From the government side, only at the end of March did the Prime Minister issue a document requesting all SOEs to quickly change to meet the deadline of July 1, 2010. Government offices such as the National Steering Committee for Enterprises Reform and the Ministry of Finance should have enforced the process. Each year when they reported about the slow equitisation process, they should have proposed the government have a clear roadmap or even list the companies that would be equitised or transformed and when, rather than allowing a large number to wait until the last minute before converting, which is the current situation.

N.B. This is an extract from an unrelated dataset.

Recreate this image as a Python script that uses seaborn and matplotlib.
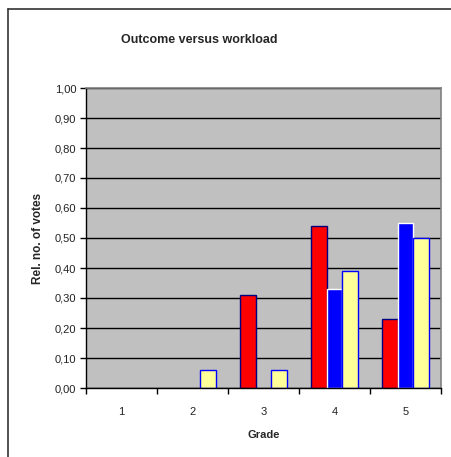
import pandas as pd
import numpy as np
import matplotlib
matplotlib.use("Agg")
import matplotlib.pyplot as plt
import seaborn as sns
from matplotlib.lines import Line2D
from matplotlib.ticker import FuncFormatter, FixedLocator

grades = ["1", "2", "3", "4", "5"]
series = ["Low", "Medium", "High"]
low_vals = [np.nan, np.nan, 0.31, 0.54, 0.23]
medium_vals = [np.nan, np.nan, np.nan, 0.33, 0.55]
high_vals = [np.nan, 0.06, 0.06, 0.39, 0.50]
colors = ["#FF0000", "#0000FF", "#FFFF99"]
edges = ["#000080", "#FFFFFF", "#0000FF"]

df = pd.DataFrame({
    "Grade": grades * 3,
    "Workload": [s for s in series for _ in grades],
    "Votes": low_vals + medium_vals + high_vals,
})

sns.set_style("white")
plt.rcParams["font.family"] = ["Liberation Sans", "DejaVu Sans"]

fig = plt.figure(figsize=(4.51, 4.57), dpi=100)
ax = fig.add_axes([86 / 451, 1 - 388 / 457, 355 / 451, 300 / 457])

sns.barplot(data=df, x="Grade", y="Votes", hue="Workload", order=grades,
            hue_order=series, palette=colors, width=0.65, gap=0,
            saturation=1, legend=False, ax=ax)

# per-series edge colours
for cont, ec in zip(ax.containers, edges):
    for bar in cont:
        bar.set_edgecolor(ec)
        bar.set_linewidth(1.0)

ax.set_facecolor("#C0C0C0")
ax.set_ylim(0, 1.0)
ax.set_xlim(-0.5, 4.5)
ax.set_yticks(np.arange(0, 1.01, 0.1))
ax.yaxis.set_major_formatter(FuncFormatter(lambda v, p: f"{v:.2f}".replace(".", ",")))
ax.yaxis.grid(True, color="black", linewidth=1.0)
ax.set_axisbelow(True)

ax.tick_params(axis="y", direction="out", length=4, width=1, color="black",
               labelsize=8, left=True, pad=3, labelcolor="#222222")
ax.tick_params(axis="x", which="major", length=0, labelsize=8, pad=14,
               labelcolor="#222222")
ax.xaxis.set_minor_locator(FixedLocator(np.arange(-0.5, 4.6, 1.0)))
ax.tick_params(axis="x", which="minor", direction="out", length=4, width=1,
               color="black", bottom=True)

for side in ["top", "right"]:
    ax.spines[side].set_color("#808080")
    ax.spines[side].set_linewidth(1.2)
for side in ["left", "bottom"]:
    ax.spines[side].set_color("black")
    ax.spines[side].set_linewidth(1.0)

ax.set_xlabel("Grade", fontsize=8, fontweight="bold", labelpad=9)
ax.set_ylabel("Rel. no. of votes", fontsize=8.5, fontweight="bold", labelpad=8)
fig.text(199 / 451, 1 - 40 / 457, "Outcome versus workload", fontsize=9,
         fontweight="bold", ha="center", va="center")

# outer chart frame (only top/left visible)
fig.add_artist(Line2D([8 / 451, 8 / 451], [0, 1 - 9 / 457],
                      transform=fig.transFigure, color="#333333", linewidth=1.2))
fig.add_artist(Line2D([8 / 451, 1], [1 - 9 / 457, 1 - 9 / 457],
                      transform=fig.transFigure, color="#333333", linewidth=1.2))

fig.savefig("out.png", dpi=100)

The State has poured a lot of resources into the SOEs. Firstly, financial resources. SOEs can access capital from the State budget, from ODA, from banks, from international bond issuances, etc., quite easily. SOEs also have a lot of advantages in borrowing money. In public investment, most works are done by SOEs and so infrastructure development becomes another big source of funding for them.
In natural resources, the government gives SOEs most exploitation rights, such as in crude oil, gas, coal, minerals, ores, etc. SOEs also have a lot of land that has a very high commercial value. Many land plots have been in the hands of SOEs for many years without being used.

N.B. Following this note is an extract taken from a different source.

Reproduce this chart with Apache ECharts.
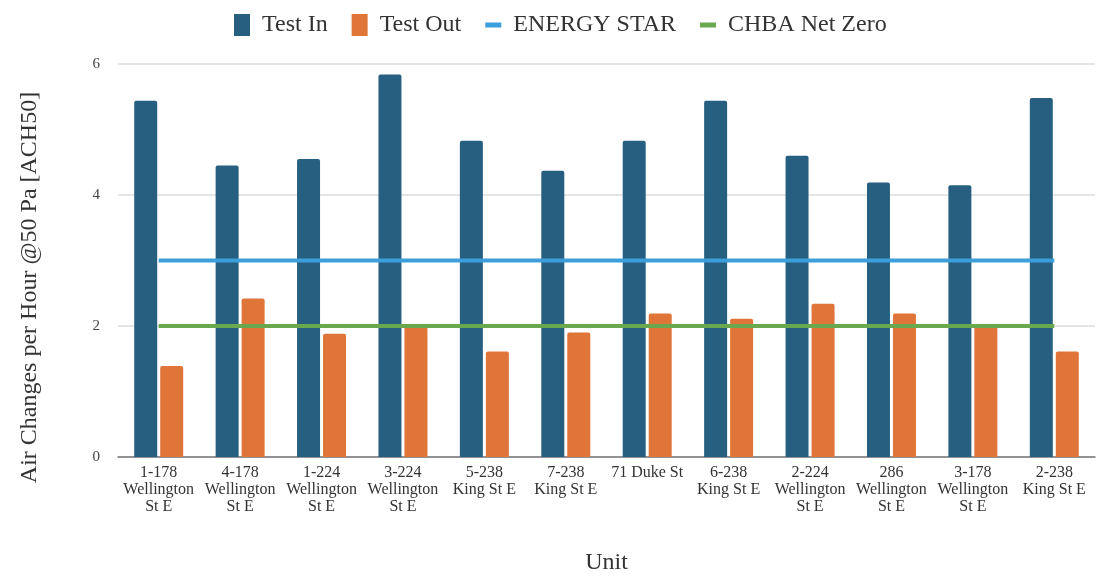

Under the law, enterprises in all sectors have equal rights to do business. However, in many aspects, SOEs run their business with many advantages, which create barriers for foreign invested enterprises and domestic private sector enterprises.
Transforming SOEs into one-member limited liability companies is a first step. There are many legal issues left open, such as limitations on the State as the owner in limited companies and the nature of the relationship between the government and the enterprises. As limited liability companies, they will have different methods of operation compared to SOEs. How will they change in term of corporate governance, applicable regulations or operation methods? Therefore, the first duty of government offices now is to quickly design the legal framework and the regulations applying to limited liability companies operating under the Law on Enterprises, in which the State is the single owner. Also, they have to identify who “the State” is. It should not be “the State” in general, but specify which government agencies and individuals take responsibility for enterprises.
The government should urge enterprises to have their new regulations and operation principles. If enterprises do not have them, the government should take the initiative in spelling them out, rather than waiting.
Regarding the financial mechanism, it should be clarified that the State budget will not be made available to enterprises, once they have received sufficient capital. If the enterprises want to expand their business, they have to mobilise capital from other sources, and the government should not guarantee loans or issue bonds.